I'm not happy. Monday was wrecked by unexpected family visits. Tuesday I was out of action and asleep most of the day because of a reaction to my booster jab. I have managed 561 words today. I'm well behind...
 
Over the Horizon!

I'm not happy. Monday was wrecked by unexpected family visits. Tuesday I was out of action and asleep most of the day because of a reaction to my booster jab. I have managed 561 words today. I'm well behind...

Good luck Oggbashan! Hope you complete your mission! Health above all else, ancient one! Loved ones next!

My typing skills, some missing fingers and mangled other hand, just don't allow me to get anywhere near 50K words in a month. It took me almost 6 months to get about 27K in a first draft of a novel here on Literotica. That didn't include any editing or stops to check my work - just followed my mapping web of the story and typed, typed, and typed; one peck at a time!

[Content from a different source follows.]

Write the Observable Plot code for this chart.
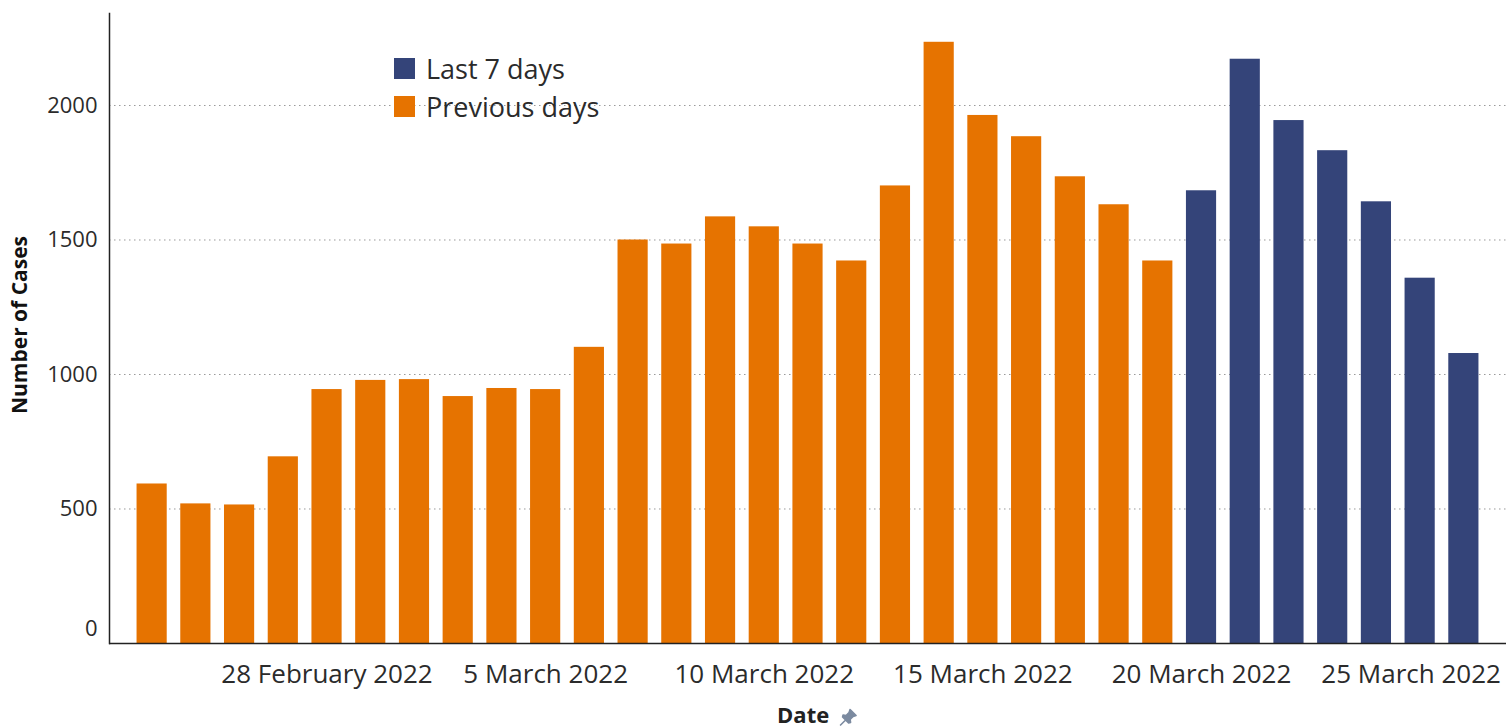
<!DOCTYPE html>
<html><head><meta charset="utf-8">
<script src="https://cdn.jsdelivr.net/npm/d3@7"></script>
<script src="https://cdn.jsdelivr.net/npm/@observablehq/plot@0.6"></script>
<style>
body{margin:0;background:#fff;font-family:"Open Sans",sans-serif;}
#wrap{position:relative;width:1506px;height:728px;overflow:hidden;}
.leg{position:absolute;left:394px;font-size:27px;line-height:1;color:#2b2b2b;display:flex;align-items:center;}
.leg span.sw{display:inline-block;width:21px;height:21px;margin-right:11px;}
#ylab{position:absolute;left:19px;top:325px;line-height:1;transform:translate(-50%,-50%) rotate(-90deg);font-weight:bold;font-size:21px;color:#111;white-space:nowrap;}
#xlab{position:absolute;left:817px;top:715px;line-height:1;transform:translate(-50%,-50%);font-weight:bold;font-size:22px;color:#222;white-space:nowrap;}
</style>
</head><body>
<div id="wrap"></div>
<script>
const dates = ["2022-02-24","2022-02-25","2022-02-26","2022-02-27","2022-02-28",
  "2022-03-01","2022-03-02","2022-03-03","2022-03-04","2022-03-05","2022-03-06",
  "2022-03-07","2022-03-08","2022-03-09","2022-03-10","2022-03-11","2022-03-12",
  "2022-03-13","2022-03-14","2022-03-15","2022-03-16","2022-03-17","2022-03-18",
  "2022-03-19","2022-03-20","2022-03-21","2022-03-22","2022-03-23","2022-03-24",
  "2022-03-25","2022-03-26"];
const cases = [593,519,515,694,944,978,981,918,948,944,1101,1500,1485,1586,1549,1485,1422,
  1701,2235,1963,1884,1735,1631,1422,1683,2172,1944,1832,1642,1358,1078];
const periods = ["Previous days","Previous days","Previous days","Previous days","Previous days",
  "Previous days","Previous days","Previous days","Previous days","Previous days","Previous days",
  "Previous days","Previous days","Previous days","Previous days","Previous days","Previous days",
  "Previous days","Previous days","Previous days","Previous days","Previous days","Previous days",
  "Previous days","Last 7 days","Last 7 days","Last 7 days","Last 7 days","Last 7 days",
  "Last 7 days","Last 7 days"];
const seriesNames = ["Last 7 days","Previous days"];
const seriesColors = ["#344479","#E67300"];
const xTicks = ["2022-02-28","2022-03-05","2022-03-10","2022-03-15","2022-03-20","2022-03-25"];
const yTicks = [0,500,1000,1500,2000];

const data = dates.map((d,i)=>({date:d, cases:cases[i], period:periods[i]}));
const fmt = d3.utcFormat("%-d %B %Y");
const xAxisOpts = {tickFormat:d=>fmt(new Date(d)), tickSize:0, tickPadding:21, fontSize:26, label:null, fill:"#2b2b2b"};
const yAxisOpts = {tickFormat:d=>String(d), tickSize:0, tickPadding:12, fontSize:22, label:null, fill:"#2b2b2b"};

const chart = Plot.plot({
  width:1506, height:728,
  marginLeft:109, marginRight:0, marginTop:13, marginBottom:85,
  style:{fontFamily:"'Open Sans',sans-serif", color:"#2b2b2b", background:"#fff"},
  x:{type:"band", domain:dates, paddingInner:0.31, paddingOuter:0.63, round:false},
  y:{domain:[0,2342]},
  color:{domain:seriesNames, range:seriesColors},
  marks:[
    Plot.gridY(yTicks.filter(d=>d>0), {stroke:"#999", strokeOpacity:1, strokeDasharray:"1.5,3.5"}),
    Plot.barY(data, {x:"date", y:"cases", fill:"period"}),
    Plot.ruleY([0], {stroke:"#222", strokeWidth:1.5}),
    Plot.frame({anchor:"left", stroke:"#222", strokeWidth:1.5}),
    Plot.axisX(xTicks.slice(0,-1), xAxisOpts),
    Plot.axisX(xTicks.slice(-1), {...xAxisOpts, dx:-9}),
    Plot.axisY(yTicks.filter(d=>d>0), yAxisOpts),
    Plot.axisY([0], {...yAxisOpts, dy:-15})
  ]
});
const wrap = document.getElementById("wrap");
wrap.appendChild(chart);
seriesNames.forEach((n,i)=>{
  const el=document.createElement("div");
  el.className="leg";
  el.style.top=(55+i*38)+"px";
  el.innerHTML=`<span class="sw" style="background:${seriesColors[i]}"></span>${n}`;
  wrap.appendChild(el);
});
const yl=document.createElement("div"); yl.id="ylab"; yl.textContent="Number of Cases"; wrap.appendChild(yl);
const xl=document.createElement("div"); xl.id="xlab";
xl.innerHTML='Date <svg width="18" height="18" viewBox="0 0 18 18" style="vertical-align:middle;margin-left:4px"><path d="M11 1 L17 7 L14 8 L11 11 L11.5 14 L9.5 14.5 L3.5 8.5 L4 6.5 L7 7 L10 4 Z M6 12 L1 17" fill="#7b8aa0" stroke="#7b8aa0" stroke-width="1.6" stroke-linejoin="round"/></svg>';
wrap.appendChild(xl);
</script>
</body></html>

I am at the other end of the life expectancy scale - so my thoughts are to put my sedentary energies into writing that others can read - not that mindless 50K challenge.

Best wishes!:)
 
I initially liked the idea of this but didn't get the notice until two days before the beginning, and I still haven't settled on an idea. I think I'll shelve it for this year, give it some thought, and come up with an idea to do it next year. I have other projects I want to get done before the year ends.
 
I've always wanted to participate in the challenge, but the fact that it's already November escaped me. Between being in school and working multiple jobs, it looks like I'm going to have to push it off for one more year :(

It will be entertaining to hear how the rest of the month goes for challenge participants though!
 
I finished Day Three at 7048 words. It's still proceeding chronologically.

I think my over-under for giving up is Day Ten.